The university competed at the University Sport South Africa tournament hosted by the Tshwane University of Technology in Pretoria.
At the tournament the UJ men’s rugby won the 2013 University Sport South Africa Rugby Champions title, the men’s hockey team for the second consecutive year won the Men’s Hockey Champions title and the squash team took the title for the men’s Squash Champions for the second consecutive year.
UJ clubs’ senior manager Adrian Carter said as a manager it was critical to come up with new strategic ideas to compete and win in the competitive university sports environment. “It’s a very complex environment due to the university sport changing and evolving daily,” added Carter who has been with UJ for more than four years.
According to Carter the university’s sport success was a result of team work from management to athletes. UJ sport management makes time for their coaches who dominate the country’s top coaching expertise. “I am extremely grateful to all our coaches who often do a great deal more in that they act as a mentor off the field to our student athletes.”
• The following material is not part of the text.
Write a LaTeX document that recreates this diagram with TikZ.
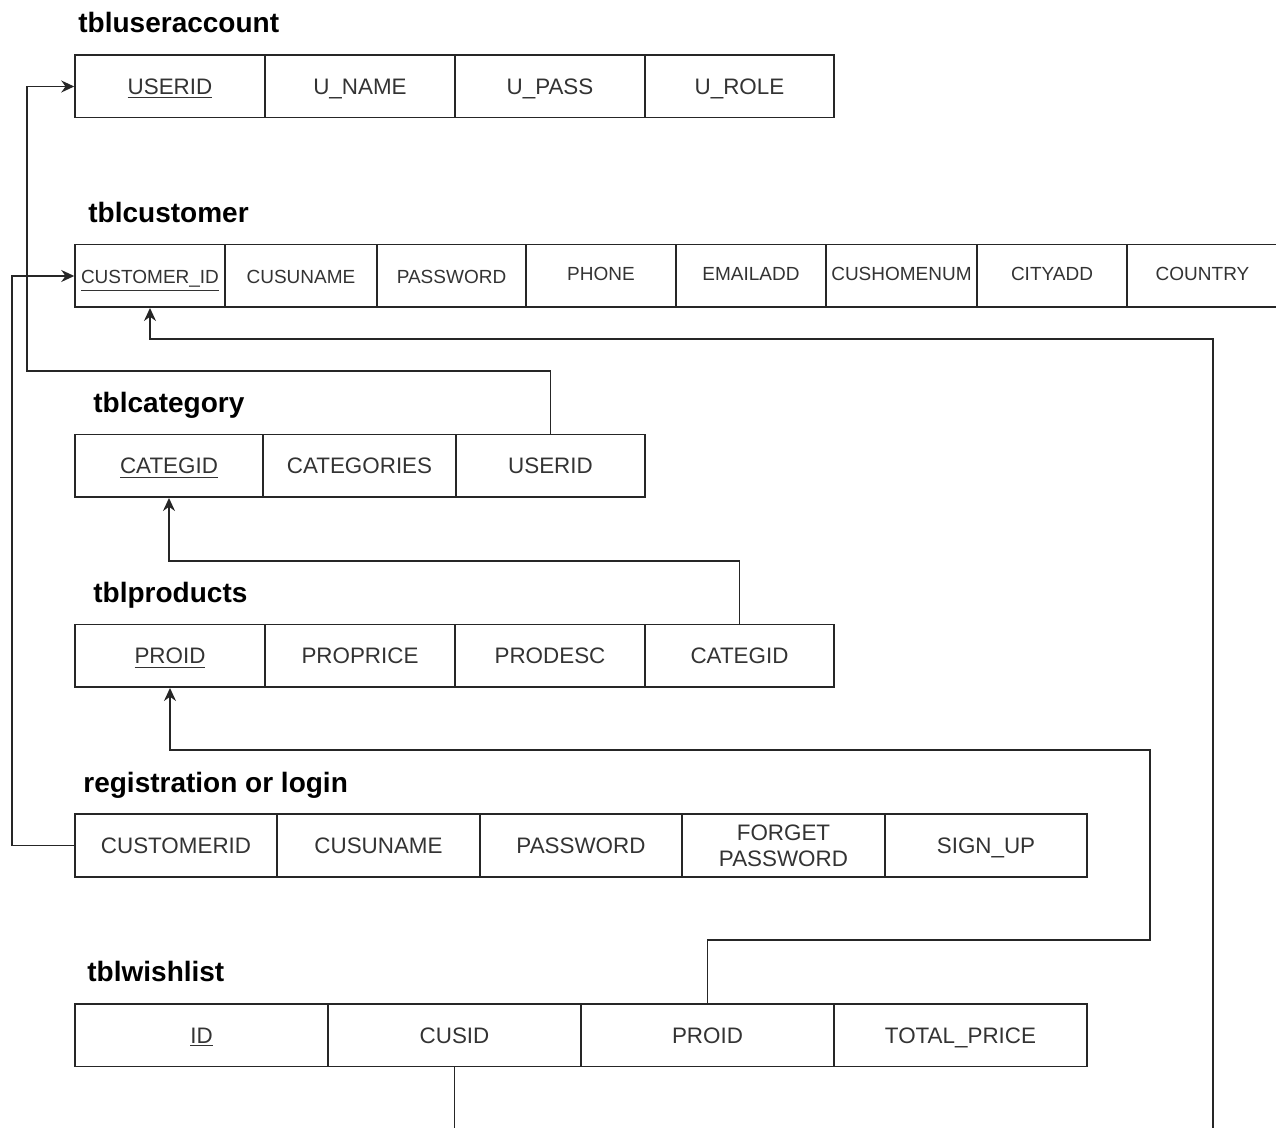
\documentclass[tikz,border=0pt]{standalone}
\usepackage{fontspec}
\setmainfont{Liberation Sans}
\usetikzlibrary{arrows.meta}
\definecolor{txt}{HTML}{333333}
\newcommand\ulk[1]{\smash{\rlap{\underline{\phantom{#1}}}}#1}
\newcommand\cst{\rule[-3pt]{0pt}{14pt}}
\newcommand\sst{\rule[-3pt]{0pt}{13.8pt}}
\newcommand\hst{\rule[-3pt]{0pt}{10.8pt}}
\newcommand\tcell[6][]{\node[cellbox, minimum width={0.5pt*(#4-#3)}, #1] (#2) at ({(#3+#4)/2},#5) {#6};}
\begin{document}
\begin{tikzpicture}[x=0.5pt,y=-0.5pt,
  cellbox/.style={draw=black!85, line width=0.75pt, inner sep=0pt, minimum height=31.25pt, text=txt, font=\fontsize{11.2pt}{13pt}\selectfont, align=center},
  smallcell/.style={font=\fontsize{9.5pt}{11pt}\selectfont},
  title/.style={anchor=base west, inner sep=0pt, font=\fontsize{14pt}{16pt}\selectfont\bfseries, text=black},
  conn/.style={draw=black!85, line width=0.75pt},
  arr/.style={conn, -{Stealth[length=6.5pt,width=6pt]}}]
\useasboundingbox (0,0) rectangle (1276,1128);
% tbluseraccount
\node[title] (t1) at (78,33) {tbluseraccount};
\tcell{ua1}{75}{265}{86.5}{\cst\ulk{USERID}}
\tcell{ua2}{265}{455}{86.5}{\cst U\_NAME}
\tcell{ua3}{455}{645}{86.5}{\cst U\_PASS}
\tcell{ua4}{645}{834}{86.5}{\cst U\_ROLE}
% tblcustomer
\node[title] (t2) at (88,223) {tblcustomer};
\tcell[smallcell]{cu1}{75}{225}{276}{\sst\ulk{CUSTOMER\_ID}}
\tcell[smallcell]{cu2}{225}{377}{276}{\sst CUSUNAME}
\tcell[smallcell]{cu3}{377}{526}{276}{\sst PASSWORD}
\tcell[smallcell]{cu4}{526}{676}{276}{\hst PHONE}
\tcell[smallcell]{cu5}{676}{826}{276}{\hst EMAILADD}
\tcell[smallcell]{cu6}{826}{977}{276}{\hst CUSHOMENUM}
\tcell[smallcell]{cu7}{977}{1127}{276}{\hst CITYADD}
\tcell[smallcell]{cu8}{1127}{1278}{276}{\hst COUNTRY}
% tblcategory
\node[title] (t3) at (93,413) {tblcategory};
\tcell{cat1}{75}{263}{466}{\cst\ulk{CATEGID}}
\tcell{cat2}{263}{456}{466}{\cst CATEGORIES}
\tcell{cat3}{456}{645}{466}{\cst USERID}
% tblproducts
\node[title] (t4) at (93,603) {tblproducts};
\tcell{pr1}{75}{265}{656}{\cst\ulk{PROID}}
\tcell{pr2}{265}{455}{656}{\cst PROPRICE}
\tcell{pr3}{455}{645}{656}{\cst PRODESC}
\tcell{pr4}{645}{834}{656}{\cst CATEGID}
% registration or login
\node[title] (t5) at (83,792) {registration or login};
\tcell{rg1}{75}{277}{845.5}{\cst CUSTOMERID}
\tcell{rg2}{277}{480}{845.5}{\cst CUSUNAME}
\tcell{rg3}{480}{682}{845.5}{\cst PASSWORD}
\tcell{rg4}{682}{885}{845.5}{\rule[-2pt]{0pt}{12pt}FORGET\\PASSWORD\rule[-2pt]{0pt}{12pt}}
\tcell{rg5}{885}{1087}{845.5}{\cst SIGN\_UP}
% tblwishlist
\node[title] (t6) at (87,981) {tblwishlist};
\tcell{wl1}{75}{328}{1035}{\cst\ulk{ID}}
\tcell{wl2}{328}{581}{1035}{\cst CUSID}
\tcell{wl3}{581}{834}{1035}{\cst PROID}
\tcell{wl4}{834}{1087}{1035}{\cst TOTAL\_PRICE}
% junction points
\coordinate (j1) at (27,371);
\coordinate (j2) at (12,845.5);
\coordinate (j3) at (1213,1140);
\coordinate (k3) at (150,339);
\coordinate (k4) at (169,561);
\coordinate (k5a) at (1150,940);
\coordinate (k5b) at (170,750);
\coordinate (k6) at (454.5,1140);
% connectors
\draw[arr] (cat3.north) |- (j1) |- (ua1.west);
\draw[arr] (rg1.west) -- (j2) |- (cu1.west);
\draw[arr] (j3) |- (k3) -- (cu1.south);
\draw[arr] (pr4.north) |- (k4) -- (cat1.south);
\draw[arr] (wl3.north) |- (k5a) |- (k5b) -- (pr1.south);
\draw[conn] (wl2.south) -- (k6);
\end{tikzpicture}
\end{document}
The key aspect of the university’s sport success is the importance of recruiting and implementing new competitive advantages in a sport code that is doing well. Codes with managers and coaches who are proactive and passionate will always compete on a sustainable basis which is very difficult to achieve.
The UJ sport’s academic support programme identifies where student athletes stand academically. If the student athletes are identified as at risk, appropriate intervention measures are instituted. The university is in the process of implementing the Academic Monitoring System which will be in operation as of 2014. “Through our proactive approach to support student athletes from an academic perspective we thereby ensure a higher pass rate,” added Carter.
This semester UJ sport plans to review and improve on the elite sports systems they have in place, and for summer sports codes to yield a title or two and be as successful as the winter sports.